Our society is becoming more tech-savvy in almost all areas. Instead of using the local newspaper to post classified ads, many people choose to use Craigslist, an online marketplace that allows people to trade and purchase services. An increasing number of birth mothers are choosing to use the service to facilitate their adoptions, a controversial decision that has been hotly debated.
Craigslist admittedly caters to a younger set. If a teenaged mother is looking for adoption options, she is more likely to consult the Internet rather than other local print publications. Craigslist is advantageous because it is accessible to everyone and easy to use.
Perhaps most importantly, Craigslist gives the potential birth mothers more control over their adoption decisions. Women who choose to work with an adoption agency will be matched with only a select list of clients.
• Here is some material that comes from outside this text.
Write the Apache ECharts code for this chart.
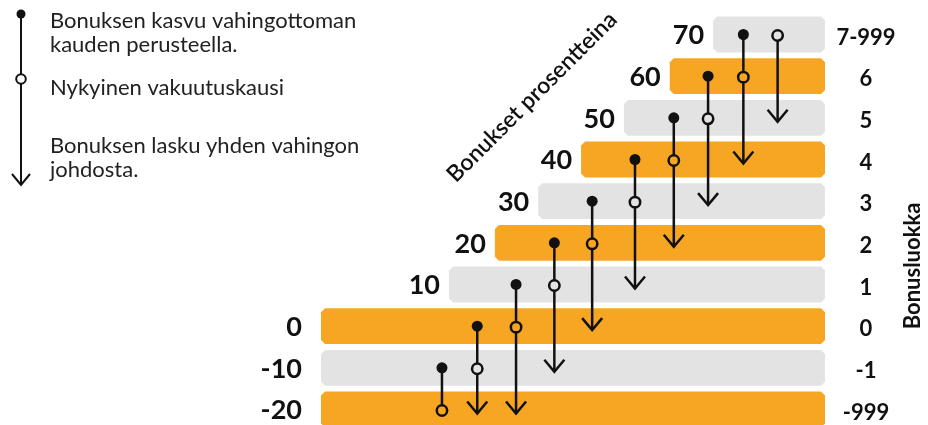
<!DOCTYPE html>
<html>
<head>
<meta charset="utf-8">
<script src="https://cdn.jsdelivr.net/npm/echarts@6/dist/echarts.min.js"></script>
<style>
  html, body { margin: 0; padding: 0; background: #fff; }
  #chart { width: 928px; height: 425px; }
</style>
</head>
<body>
<div id="chart"></div>
<script>
// bonus levels (percent) and classes, bottom row first
var levels = [-20, -10, 0, 10, 20, 30, 40, 50, 60, 70];
var classes = ['-999', '-1', '0', '1', '2', '3', '4', '5', '6', '7-999'];
// where each band starts on the x scale (band always ends at 100)
var bandStart = [0, 0, 0, 25.4, 34.5, 43.1, 51.6, 60.1, 69.2, 77.8];

// one column per current period
var colX = [24, 31, 38.7, 46.3, 53.8, 62.3, 70, 76.8, 83.8, 90.6];
var currentLevel = [-20, -10, 0, 10, 20, 30, 40, 50, 60, 70];
var noClaimLevel = [-10, 0, 10, 20, 30, 40, 50, 60, 70, null];
var oneClaimLevel = [null, -20, -20, -10, 0, 10, 20, 30, 40, 50];

var ORANGE = '#F6A623', GREY = '#E3E3E3', INK = '#111';
var FONT = 'Lato, "Open Sans", sans-serif';

function rowColor(level) {
    return levels.indexOf(level) % 2 === 0 ? ORANGE : GREY;
}

var chart = echarts.init(document.getElementById('chart'));

function renderBand(params, api) {
    var start = api.value(0), end = api.value(1), level = api.value(2), idx = api.value(3);
    var p0 = api.coord([start, level]);
    var p1 = api.coord([end, level]);
    var h = api.size([0, 10])[1] * 0.86;
    var c = 4, top = p0[1] - h / 2, bot = p0[1] + h / 2, l = p0[0], r = p1[0];
    var gap = start > 0 ? 9 : 19;
    return {
        type: 'group',
        children: [{
            type: 'polygon',
            shape: { points: [[l + c, top], [r - c, top], [r, top + c], [r, bot - c], [r - c, bot], [l + c, bot], [l, bot - c], [l, top + c]] },
            style: { fill: rowColor(level) }
        }, {
            type: 'text',
            style: { x: l - gap, y: p0[1] + 1, text: String(level), font: 'bold 27px ' + FONT, fill: INK, align: 'right', verticalAlign: 'middle' }
        }, {
            type: 'text',
            style: { x: r + 41, y: p0[1] + 3, text: classes[idx], font: 'bold 22px ' + FONT, fill: INK, align: 'center', verticalAlign: 'middle' }
        }]
    };
}

function renderColumn(params, api) {
    var i = api.value(0);
    var x = colX[i];
    var cur = api.coord([x, currentLevel[i]]);
    var px = cur[0];
    var children = [];
    var topY = cur[1], botY = cur[1];
    var dot = null, arrow = null;
    if (noClaimLevel[i] !== null) {
        dot = api.coord([x, noClaimLevel[i]]);
        topY = dot[1];
    }
    if (oneClaimLevel[i] !== null) {
        arrow = api.coord([x, oneClaimLevel[i]]);
        arrow[1] += 4;
        botY = arrow[1];
    }
    children.push({ type: 'line', shape: { x1: px, y1: topY, x2: px, y2: botY }, style: { stroke: INK, lineWidth: 2.5 } });
    if (arrow) {
        children.push({ type: 'polyline', shape: { points: [[px - 10, botY - 12], [px, botY], [px + 10, botY - 12]] }, style: { stroke: INK, lineWidth: 2.5, fill: null } });
    }
    if (dot) {
        children.push({ type: 'circle', shape: { cx: px, cy: topY, r: 5.5 }, style: { fill: INK } });
    }
    children.push({ type: 'circle', shape: { cx: px, cy: cur[1] + 1, r: 5.2 }, style: { fill: rowColor(currentLevel[i]), stroke: INK, lineWidth: 2.5 } });
    return { type: 'group', children: children };
}

var bandData = levels.map(function (lv, i) { return [bandStart[i], 100, lv, i]; });
var colData = colX.map(function (x, i) { return [i]; });

var legendLines = [
    ['Bonuksen kasvu vahingottoman', 21],
    ['kauden perusteella.', 45],
    ['Nykyinen vakuutuskausi', 88],
    ['Bonuksen lasku yhden vahingon', 146],
    ['johdosta.', 170]
];

var graphics = legendLines.map(function (t) {
    return { type: 'text', x: 50, y: t[1], style: { text: t[0], font: '22px ' + FONT, fill: '#222', align: 'left', verticalAlign: 'middle' } };
});
graphics.push(
    { type: 'line', shape: { x1: 21, y1: 14, x2: 21, y2: 185 }, style: { stroke: INK, lineWidth: 2 } },
    { type: 'polyline', shape: { points: [[12, 174], [21, 185], [30, 174]] }, style: { stroke: INK, lineWidth: 2, fill: null } },
    { type: 'circle', shape: { cx: 21, cy: 14, r: 4.5 }, style: { fill: INK } },
    { type: 'circle', shape: { cx: 21, cy: 79, r: 4.8 }, style: { fill: '#fff', stroke: INK, lineWidth: 2 } },
    { type: 'text', x: 532, y: 97, rotation: Math.PI / 4, style: { text: 'Bonukset prosentteina', font: '600 23px ' + FONT, fill: INK, align: 'center', verticalAlign: 'middle' } },
    { type: 'text', x: 913, y: 266, rotation: Math.PI / 2, style: { text: 'Bonusluokka', font: 'bold 22px ' + FONT, fill: INK, align: 'center', verticalAlign: 'middle' } }
);

chart.setOption({
    animation: false,
    grid: { left: 321, right: 103, top: 9.5, bottom: 7.2 },
    xAxis: { type: 'value', min: 0, max: 100, show: false },
    yAxis: { type: 'value', min: -22, max: 76, show: false },
    graphic: graphics,
    series: [{
        type: 'custom',
        clip: false,
        renderItem: renderBand,
        data: bandData,
        z: 1
    }, {
        type: 'custom',
        clip: false,
        renderItem: renderColumn,
        data: colData,
        z: 2
    }]
});
</script>
</body>
</html>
Social workers at these firms tend to pare down the adoptive parent options based on wait time and other factors. Prospective birth mothers thus have a larger pool of applicants when they use Craigslist as compared to an agency-facilitated adoption.
Additionally, Craigslist cuts down on the cost of adoption. The "baby broker" phenomenon has been well-documented, with the number of agencies profiting from adoption growing each day. Without the middle man, birth mothers and prospective parents can both avoid potential fees associated with the adoption. Even though adoptive parents will still be required to retain an attorney and complete a homestudy process, they can save money by using this non-traditional adoption method.
Craigslist matches are not without their drawbacks, however. Adoptive parents can fall prey to scams. Without the protection of an agency, prospective parents may be more likely to lose a placement, particularly with teen birth mothers. Adoptive couples are often left childless after the birth mother changes her mind at the eleventh hour, a risk that always accompanies pre-birth adoptions.
Even though Craigslist adoptions may carry risks, it is possible that this method is the wave of the future. As with all adoptions, you should seek the professional advice of your attorney before pursuing a Craigslist match.